Without the multiplication by the last ratio,we would be in a pure pan-capitalist scenario. This ratio of payroll to profit generated – a notion we probably owe to Georges Pompidou and Edouard Balladur – corrects one of pan-capitalist theory’s major flaws;its ignorance of a company’s capital intensity. We can however note that if the capital intensity is taken into account through this ratio,then the principle of sharing 50/50 no longer applies. In other words,the employees only have the right to half of what they are due.

Since the legislature has been careful to leave negotiators on participation agreements a free choice of formula for sharing,let’s concentrate on the merits of pan-capitalism. In a profit-sharing logic,ensuring minimum remuneration for capital is rational. A rate arbitrarily fixed at 5% requires justification,which the law of supply and demand could well provide. Then sharing residual profit is an innovation whose economic motivation lies in the intuitive notion that labor forms part of a sort of “social capital” for the company. However,sharing 50/50 is not justified,and should be reconsidered.

Experience has shown that even the keenest companies rarely attain a level of 15% of capital held by employees. So collective control of the company doesn’t seem to be a real threat. What’s more,the recognition by shareholders of the minority participation of employees in the capital,and their accession in due proportion to the decision-making apparatus,have proved positive for morale and motivation within the company.

Human capital and participation

Since the days of the pioneers Vallon and Loichot,economic thinking has made a great deal of progress in its approach to profit sharing.

The first question is that of the pertinence for shareholders of sharing any wealth that is created.

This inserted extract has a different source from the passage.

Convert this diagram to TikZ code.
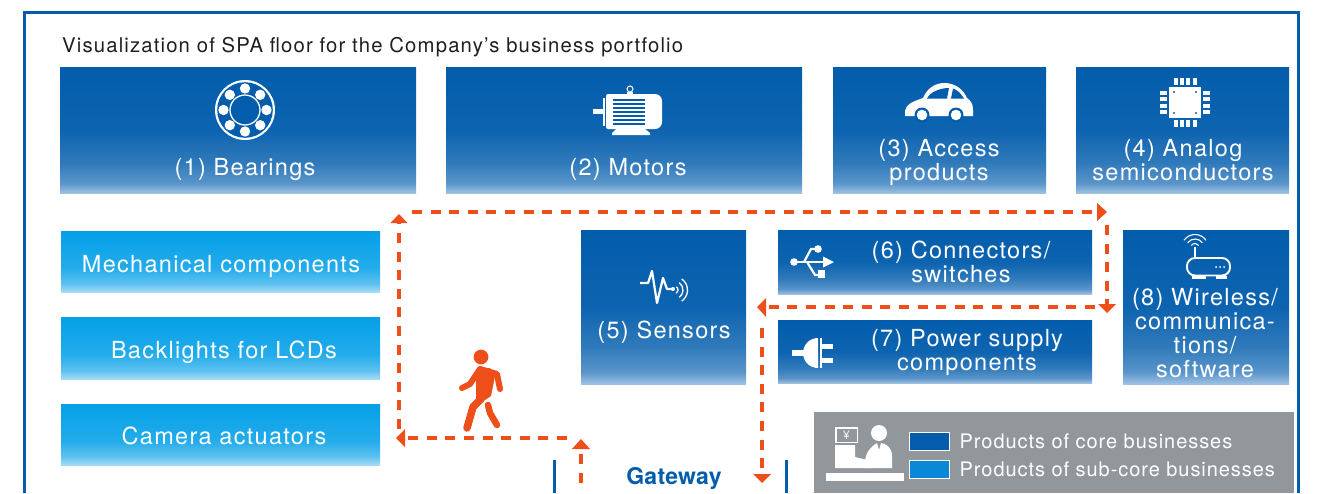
\documentclass[tikz,border=0pt]{standalone}
\usepackage{fontspec}
\setmainfont{TeX Gyre Heros}
\usepackage{tikz}
\usetikzlibrary{positioning,shadings}
\definecolor{coreblue}{HTML}{035DAC}
\definecolor{corefade}{HTML}{A0C2E2}
\definecolor{subblue}{HTML}{05A0E8}
\definecolor{subfade}{HTML}{A6DCF7}
\definecolor{keyblue}{HTML}{0A87D6}
\definecolor{routeorange}{HTML}{EE4E19}
\definecolor{floorgrey}{HTML}{92979C}
% the box is fitted to the range 25bp to 75bp of a shading
\pgfdeclareverticalshading{coreshade}{100bp}{color(0bp)=(corefade); color(25bp)=(corefade); color(29bp)=(corefade!55!coreblue); color(37bp)=(coreblue!82!white); color(50bp)=(coreblue!96!white); color(75bp)=(coreblue); color(100bp)=(coreblue)}
\pgfdeclareverticalshading{subshade}{100bp}{color(0bp)=(subfade); color(25bp)=(subfade); color(32bp)=(subfade!55!subblue); color(45bp)=(subblue!88!white); color(75bp)=(subblue); color(100bp)=(subblue)}
\tikzset{
  corebox/.style={draw=none,shading=coreshade,anchor=north west,inner sep=0pt},
  subbox/.style={draw=none,shading=subshade,anchor=north west,inner sep=0pt},
  boxlabel/.style={text=white,inner sep=0pt,align=center,font=\fontsize{23.5pt}{24pt}\selectfont\addfontfeature{LetterSpace=5.5}},
  route/.style={draw=routeorange,line width=3.3pt,dash pattern=on 10pt off 8.6pt},
  routetip/.style={fill=routeorange,draw=none},
  keybox/.style={anchor=north west,draw=white,line width=1pt,minimum width=40pt,minimum height=18pt,inner sep=0pt},
  keylabel/.style={inner sep=0pt,text=white,font=\fontsize{20pt}{22pt}\selectfont\addfontfeature{LetterSpace=4.7}}
}
% one unit is one pixel of the reference
\begin{document}
\begin{tikzpicture}[x=1pt,y=-1pt]
\useasboundingbox (0,0) rectangle (1336,493);
\draw[coreblue,line width=2.8pt] (24.5,493) -- (24.5,12.5) -- (1298.5,12.5) -- (1298.5,493);
\node[anchor=west,inner sep=0pt,font=\fontsize{20.3pt}{22pt}\selectfont\addfontfeature{LetterSpace=5.7},text=black!88] (title) at (62,47.5) {Visualization of SPA floor for the Company’s business portfolio};
% top row
\node[corebox,minimum width=356pt,minimum height=126pt] (bearings) at (60,67) {};
\node[corebox,minimum width=356pt,minimum height=126pt] (motors) at (446,67) {};
\node[corebox,minimum width=213pt,minimum height=126pt] (access) at (833,67) {};
\node[corebox,minimum width=213pt,minimum height=126pt] (analog) at (1076,67) {};
\node[boxlabel] (bearingstext) at (245,169) {(1) Bearings};
\node[boxlabel] (motorstext) at (628,169) {(2) Motors};
\node[boxlabel] (accesstext) at (939,162) {(3) Access\\products};
\node[boxlabel] (analogtext) at (1183,160) {(4) Analog\\semiconductors};
% left column
\node[subbox,minimum width=319pt,minimum height=61pt] (mech) at (61,231) {};
\node[subbox,minimum width=319pt,minimum height=62pt] (back) at (61,317) {};
\node[subbox,minimum width=319pt,minimum height=61pt] (camera) at (61,404) {};
\node[boxlabel] (mechtext) at (221,266) {Mechanical components};
\node[boxlabel] (backtext) at (224,352) {Backlights for LCDs};
\node[boxlabel] (cameratext) at (224,436) {Camera actuators};
% middle group
\node[corebox,minimum width=165pt,minimum height=154pt] (sensors) at (581,230) {};
\node[corebox,minimum width=314pt,minimum height=64pt] (connectors) at (778,230) {};
\node[corebox,minimum width=314pt,minimum height=63pt] (power) at (778,320) {};
\node[corebox,minimum width=166pt,minimum height=154pt] (wireless) at (1123,230) {};
\node[boxlabel] (sensorstext) at (664,332) {(5) Sensors};
\node[boxlabel] (connectorstext) at (961,262) {(6) Connectors/\\switches};
\node[boxlabel] (powertext) at (967,352) {(7) Power supply\\components};
\node[boxlabel] (wirelesstext) at (1205,333) {(8) Wireless/\\communica-\\tions/\\software};
% bearing icon
\fill[white] (245,110) circle (30);
\fill[coreblue] (245,110) circle (27.8);
\foreach \a in {0,45,...,315} \fill[white] (245,110) ++(\a:21.5) circle (5.2);
\draw[white,line width=1.3pt] (245,110) circle (15);
% motor icon
\fill[white] (608,94) -- (655,94) arc (-90:0:7) -- (662,122) arc (0:90:7) -- (608,129) arc (90:180:2) -- (606,96) arc (180:270:2) -- cycle;
\fill[white] (616,129) -- (645,129) -- (650,133) -- (650,135) -- (612,135) -- (612,133) -- cycle;
\fill[white] (603,98) rectangle (605,126);
\fill[white] (593,109) rectangle (603,114);
\draw[white,line width=1pt] (630,89) circle (3);
\fill[white] (627,92) rectangle (633,95);
\foreach \y in {98.5,102.5,...,122.5} \fill[coreblue] (613,\y) rectangle (645,\y+2.6);
% car icon
\fill[white] (905,116) -- (905,111) .. controls (906,104) and (912,102) .. (923,98) .. controls (928,86) and (938,83) .. (944,83) .. controls (955,83) and (963,89) .. (967,98) .. controls (971,101) and (973,104) .. (973,110) -- (973,116) -- cycle;
\fill[coreblue] (927,98.5) .. controls (930,92) and (940,88) .. (949,88) -- (947,98.5) -- cycle;
\fill[coreblue] (951,98.5) -- (953,88.5) .. controls (958,90) and (961,94) .. (964,98.5) -- cycle;
\foreach \x in {922,956} {\fill[coreblue] (\x,115) circle (7.5); \fill[white] (\x,115) circle (5.3);}
% chip icon
\fill[white] (1169,87) rectangle (1201,118);
\foreach \x in {1174,1180,1186,1192.5} {\fill[white] (\x,78) rectangle +(4.3,7); \fill[white] (\x,120) rectangle +(4.3,7);}
\foreach \y in {91,97,103.5,110} {\fill[white] (1160,\y) rectangle +(7,4); \fill[white] (1203,\y) rectangle +(7,4);}
\foreach \x in {1174,1196} {\fill[coreblue] (\x,92) circle (1.2); \fill[coreblue] (\x,113) circle (1.2);}
% sensor icon
\draw[white,line width=2.2pt,line join=round] (640,283) -- (648,283) -- (652,271) -- (657,303) -- (663,278) -- (667,289) -- (673,289);
\fill[white] (673,289) circle (2);
\foreach \r in {4,9,13.5} \draw[white,line width=1.3pt] (674,290) ++(-55:\r) arc (-55:55:\r);
% usb icon
\draw[white,line width=2.2pt] (793,262) -- (826,262);
\draw[white,line width=2.2pt] (804,262) -- (811,249) -- (818,249);
\draw[white,line width=2.2pt] (807,262) -- (815,275) -- (822,275);
\fill[white] (794,262) circle (3.8);
\fill[white] (818,249) circle (3.8);
\fill[white] (818,270) rectangle (825,278);
\fill[white] (823,256.5) -- (834,262) -- (823,267.5) -- cycle;
% plug icon
\fill[white] (818,338) arc (-90:-270:15) -- cycle;
\fill[white] (792,350) rectangle (806,356);
\fill[white] (819.5,338) rectangle (822,368);
\fill[white] (820,344) rectangle (833,349);
\fill[white] (820,358) rectangle (833,363);
% router icon
\draw[white,line width=1.9pt,rounded corners=8pt] (1187,258) rectangle (1230,275.5);
\fill[white] (1192,276) rectangle (1206,279);
\fill[white] (1216,276) rectangle (1227,279);
\draw[white,line width=1.8pt] (1195,247) -- (1195,258);
\foreach \r in {4.5,9,13.5} \draw[white,line width=1.1pt] (1195,248) ++(-145:\r) arc (-145:-35:\r);
\foreach \x in {1216,1220,1224} \fill[white] (\x,267) circle (1);
% route
\coordinate (routegate) at (581,483);
\coordinate (routecorner) at (581,449);
\coordinate (routeright) at (567,438);
\coordinate (routeleft) at (405,438);
\coordinate (routeup) at (399,429);
\coordinate (routetop) at (399,223);
\coordinate (routestart) at (412,212);
\coordinate (routeend) at (1097,212);
\coordinate (routedown) at (1107,225);
\coordinate (routemid) at (1107,304);
\coordinate (routeback) at (1095,307);
\coordinate (routeturn) at (766,307);
\coordinate (routefall) at (762,328);
\coordinate (routeexit) at (762,474);
\draw[route] (routegate) -- (routecorner);
\draw[route] (routeright) -- (routeleft);
\draw[route] (routeup) -- (routetop);
\draw[route] (routestart) -- (routeend);
\draw[route] (routedown) -- (routemid);
\draw[route] (routeback) -- (routeturn);
\draw[route] (routefall) -- (routeexit);
\fill[routetip] (572,449) -- (581,439) -- (590,449) -- cycle;
\fill[routetip] (396,438) -- (405,429) -- (405,447) -- cycle;
\fill[routetip] (399,214) -- (390.5,223) -- (407.5,223) -- cycle;
\fill[routetip] (1107,212) -- (1097,203) -- (1097,221) -- cycle;
\fill[routetip] (1107,313) -- (1098,304) -- (1116,304) -- cycle;
\fill[routetip] (757,307) -- (766,298) -- (766,317) -- cycle;
\fill[routetip] (762,483) -- (753,474) -- (771,474) -- cycle;
% walker
\fill[routeorange] (481,357) circle (7.4);
\draw[routeorange,line width=6pt,line cap=round,line join=round] (462,388) -- (470,384) -- (480,369) -- (497,374) -- (500,389);
\fill[routeorange] (476,370) -- (490,368) -- (495,376) -- (491,396) -- (476,406) -- cycle;
\draw[routeorange,line width=7.5pt,line cap=round,line join=round] (481,399) -- (473,407) -- (467,428);
\draw[routeorange,line width=6.5pt,line cap=round,line join=round] (488,405) -- (490,413) -- (497,425);
% gateway
\draw[coreblue,line width=2.2pt] (554.5,460) -- (554.5,493);
\draw[coreblue,line width=2.2pt] (786.5,460) -- (786.5,493);
\node[inner sep=0pt,text=coreblue,font=\bfseries\fontsize{23pt}{24pt}\selectfont\addfontfeature{LetterSpace=1}] (gateway) at (674,478) {Gateway};
% legend
\node[anchor=north west,fill=floorgrey,inner sep=0pt,minimum width=480pt,minimum height=81pt] (legend) at (814,412) {};
\fill[white] (826,473) rectangle (904,481);
\fill[white] (835,427) rectangle (858,443);
\fill[floorgrey] (836.5,428.5) rectangle (856.5,441.5);
\node[inner sep=0pt,text=white,font=\fontsize{12pt}{12pt}\selectfont] (yen) at (846.5,435) {¥};
\fill[white] (835,445) -- (855,445) -- (855,457) -- (872,461) -- (872,468) -- (835,468) -- cycle;
\fill[white] (879,433) circle (8);
\fill[white] (865,468) -- (865,461) .. controls (866,451) and (872,446) .. (877,443) -- (879,450) -- (881,443) .. controls (887,444) and (892,448) .. (892,456) -- (892,468) -- cycle;
\node[keybox,fill=coreblue] (corekey) at (908.5,431.5) {};
\node[keybox,fill=keyblue] (subkey) at (908.5,459.5) {};
\node[keylabel,right=10pt of corekey.east] (coretext) {Products of core businesses};
\node[keylabel,right=10pt of subkey.east] (subtext) {Products of sub-core businesses};
\end{tikzpicture}
\end{document}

The only reason for capital to renounce part of the profit generated is to ensure the alignment of interests of labor with those of capital providers,and it is on this condition that profit sharing is not plundering the capital. That is the objective sought,for better or worse,in the attribution of stock options,shares,and bonuses,of which employee participation is the “democratic” version.

A second point is sharing the company’s risk. The threat of unemployment in the case of collective under-performance,much like the prospect of promotion in the case of success,is one of the realities faced by employees. To this can be added dependency on a single company,because unlike financial investors,the employee cannot diversify his or her investment.

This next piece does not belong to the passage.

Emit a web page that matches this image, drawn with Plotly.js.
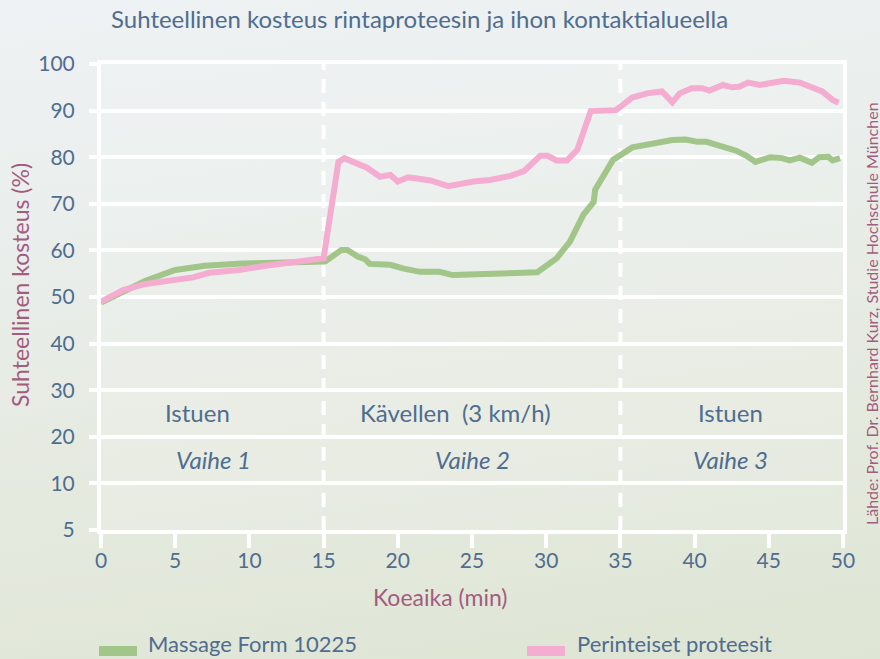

Lastly,the rewarding of human capital eligible for a share of profits and the integration into the formula of the human capital part in the “social capital” – which is nothing more than the sum of the financial capital and the human capital – ensures a genuine and lasting alignment of interests. Thus,labor and capital can effectively cooperate and follow the same strategic goals for the company. Providers of labor and providers of capital then have real reasons to form a shared enterprise and make it prosper.

We should note that social Gaullism strived to reconcile labor and capital. Revisited and amended with a view to a genuine alignment of interests,employee participation in a company’s success takes on a less dogmatic aspect,it becomes the balanced solution of an micro-economic question. In other words, it becomes mutually beneficial to all stakeholders.

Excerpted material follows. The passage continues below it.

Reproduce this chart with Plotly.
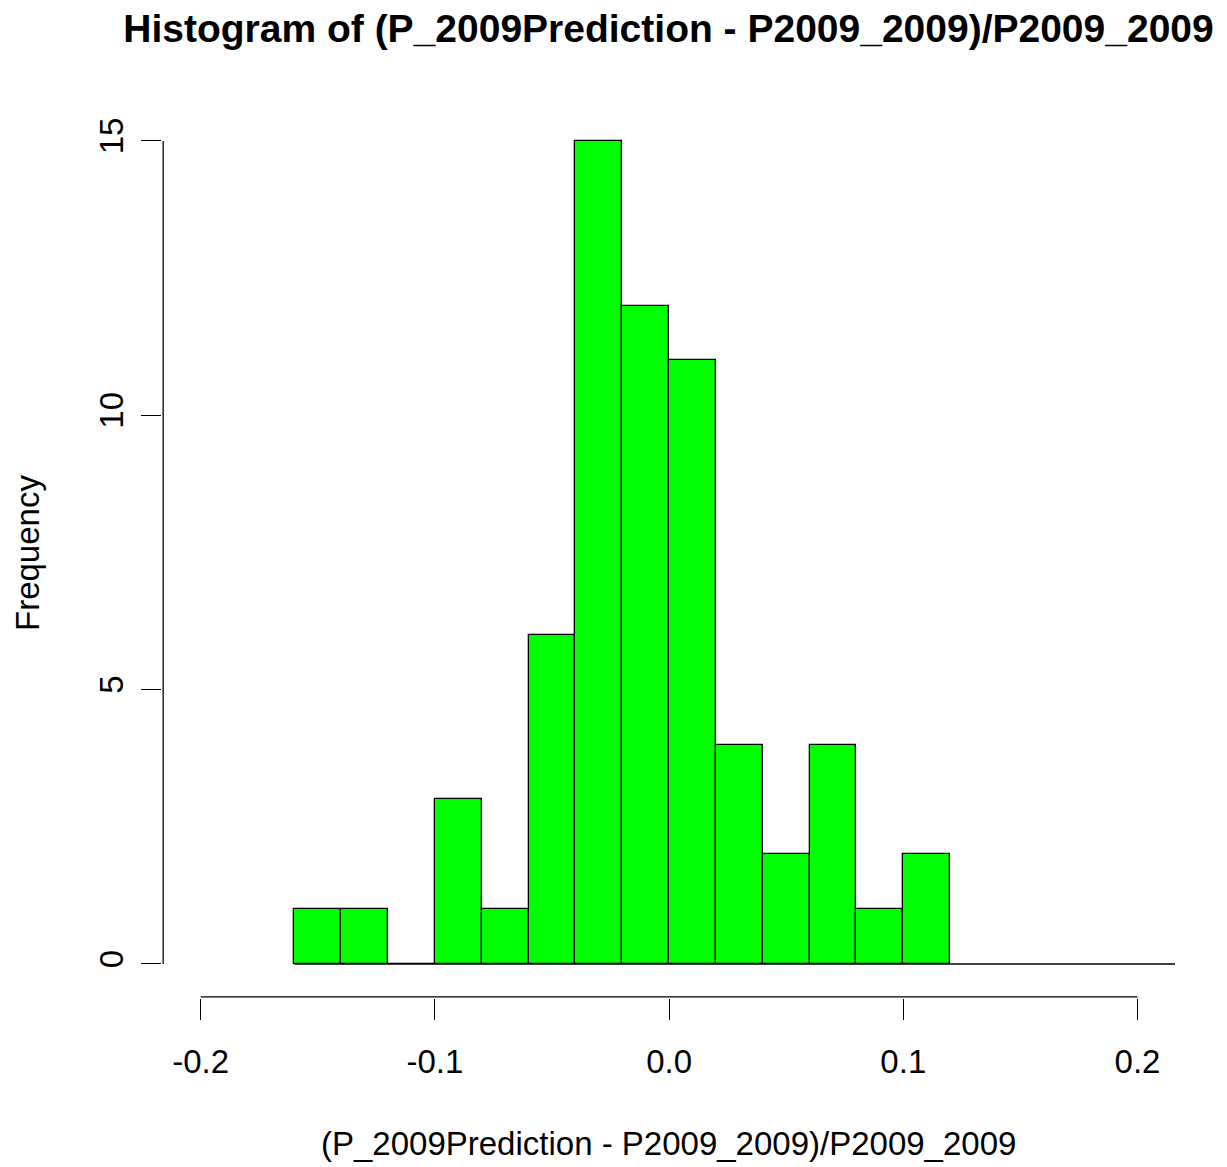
import plotly.graph_objects as go

# ---- data ----
bin_edges = [-0.16, -0.14, -0.12, -0.10, -0.08, -0.06, -0.04, -0.02,
             0.00, 0.02, 0.04, 0.06, 0.08, 0.10, 0.12]
counts = [1, 1, 0, 3, 1, 6, 15, 12, 11, 4, 2, 4, 1, 2]
x_ticks = [-0.2, -0.1, 0.0, 0.1, 0.2]
x_tick_labels = ["-0.2", "-0.1", "0.0", "0.1", "0.2"]
y_ticks = [0, 5, 10, 15]
y_tick_labels = ["0", "5", "10", "15"]

title_text = "Histogram of (P_2009Prediction - P2009_2009)/P2009_2009"
x_title = "(P_2009Prediction - P2009_2009)/P2009_2009"
y_title = "Frequency"

# ---- layout constants ----
OFF = 8  # page body margin
XR = [-0.2165, 0.216]
YR = [-0.62, 15.6]
FONT = "Liberation Sans, Arial, sans-serif"
W, H = 1227 - OFF, 1167 - OFF
ML, MT = 163 - OFF - 1, 107 - OFF + 1
MR = W - (1175 - OFF)
MB = H - (998 - OFF)

centers = [(a + b) / 2 for a, b in zip(bin_edges[:-1], bin_edges[1:])]
widths = [b - a for a, b in zip(bin_edges[:-1], bin_edges[1:])]

fig = go.Figure()

# baseline (R draws the bottom of every bin, incl. empty ones)
fig.add_trace(go.Scatter(x=[bin_edges[0], XR[1]], y=[0, 0], mode="lines",
                         line=dict(color="black", width=1.3),
                         hoverinfo="skip", showlegend=False))

fig.add_trace(go.Bar(x=centers, y=counts, width=widths,
                     marker=dict(color="#00FF00", line=dict(color="black", width=1.3)),
                     showlegend=False))

# axis lines spanning only first..last tick (R style)
fig.add_trace(go.Scatter(x=[x_ticks[0], x_ticks[-1]], y=[-0.6, -0.6], mode="lines",
                         line=dict(color="black", width=1.3),
                         hoverinfo="skip", showlegend=False))
fig.add_trace(go.Scatter(x=[-0.216, -0.216], y=[y_ticks[0], y_ticks[-1]], mode="lines",
                         line=dict(color="black", width=1.3),
                         hoverinfo="skip", showlegend=False))

fig.update_layout(
    width=W, height=H,
    margin=dict(l=ML, r=MR, t=MT, b=MB),
    paper_bgcolor="white", plot_bgcolor="white",
    bargap=0,
    font=dict(family=FONT, color="black"),
    title=dict(text="<b>" + title_text + "</b>", x=0.5, xref="paper",
               y=1 - (28 - OFF) / H, yref="container", yanchor="middle", xanchor="center",
               font=dict(size=39, family=FONT, color="black")),
    xaxis=dict(range=XR, showgrid=False, zeroline=False, showline=False,
               tickmode="array", tickvals=x_ticks, ticktext=x_tick_labels,
               ticks="outside", ticklen=21, tickwidth=1.3, tickcolor="black",
               tickfont=dict(size=33, family=FONT, color="black"),
               ticklabelstandoff=13),
    yaxis=dict(range=YR, showgrid=False, zeroline=False, showline=False,
               tickmode="array", tickvals=y_ticks, ticktext=y_tick_labels,
               ticks="outside", ticklen=20, tickwidth=1.3, tickcolor="black",
               tickangle=-90,
               tickfont=dict(size=33, family=FONT, color="black"),
               ticklabelstandoff=5),
    annotations=[
        dict(text=x_title, xref="paper", yref="paper", x=0.5, y=0,
             xanchor="center", yanchor="middle", yshift=-(1143 - 998),
             showarrow=False, font=dict(size=33, family=FONT, color="black")),
        dict(text=y_title, xref="paper", yref="paper", x=0, y=0.5,
             xanchor="center", yanchor="middle", xshift=28 - 163, textangle=-90,
             showarrow=False, font=dict(size=33, family=FONT, color="black")),
    ],
)

fig.write_html("out.html")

What use can be made of participation?

Company directors who would like to see their employees take a share of profits have every interest in using the legal instrument of participation. We cannot recommend strongly enough revising the formula applied so that it represents the forces present in the company. Once the economic method of profit sharing has been established,the legal framework for participation is an efficient tool for fiscal optimization of low-to-middling variable remuneration. Since the fiscal advantage is capped,the overall profit-sharing system must top up the participation element through other modes of remuneration,such as bonuses,other profit sharing instruments such as “intéressement,” or even the attribution of shares.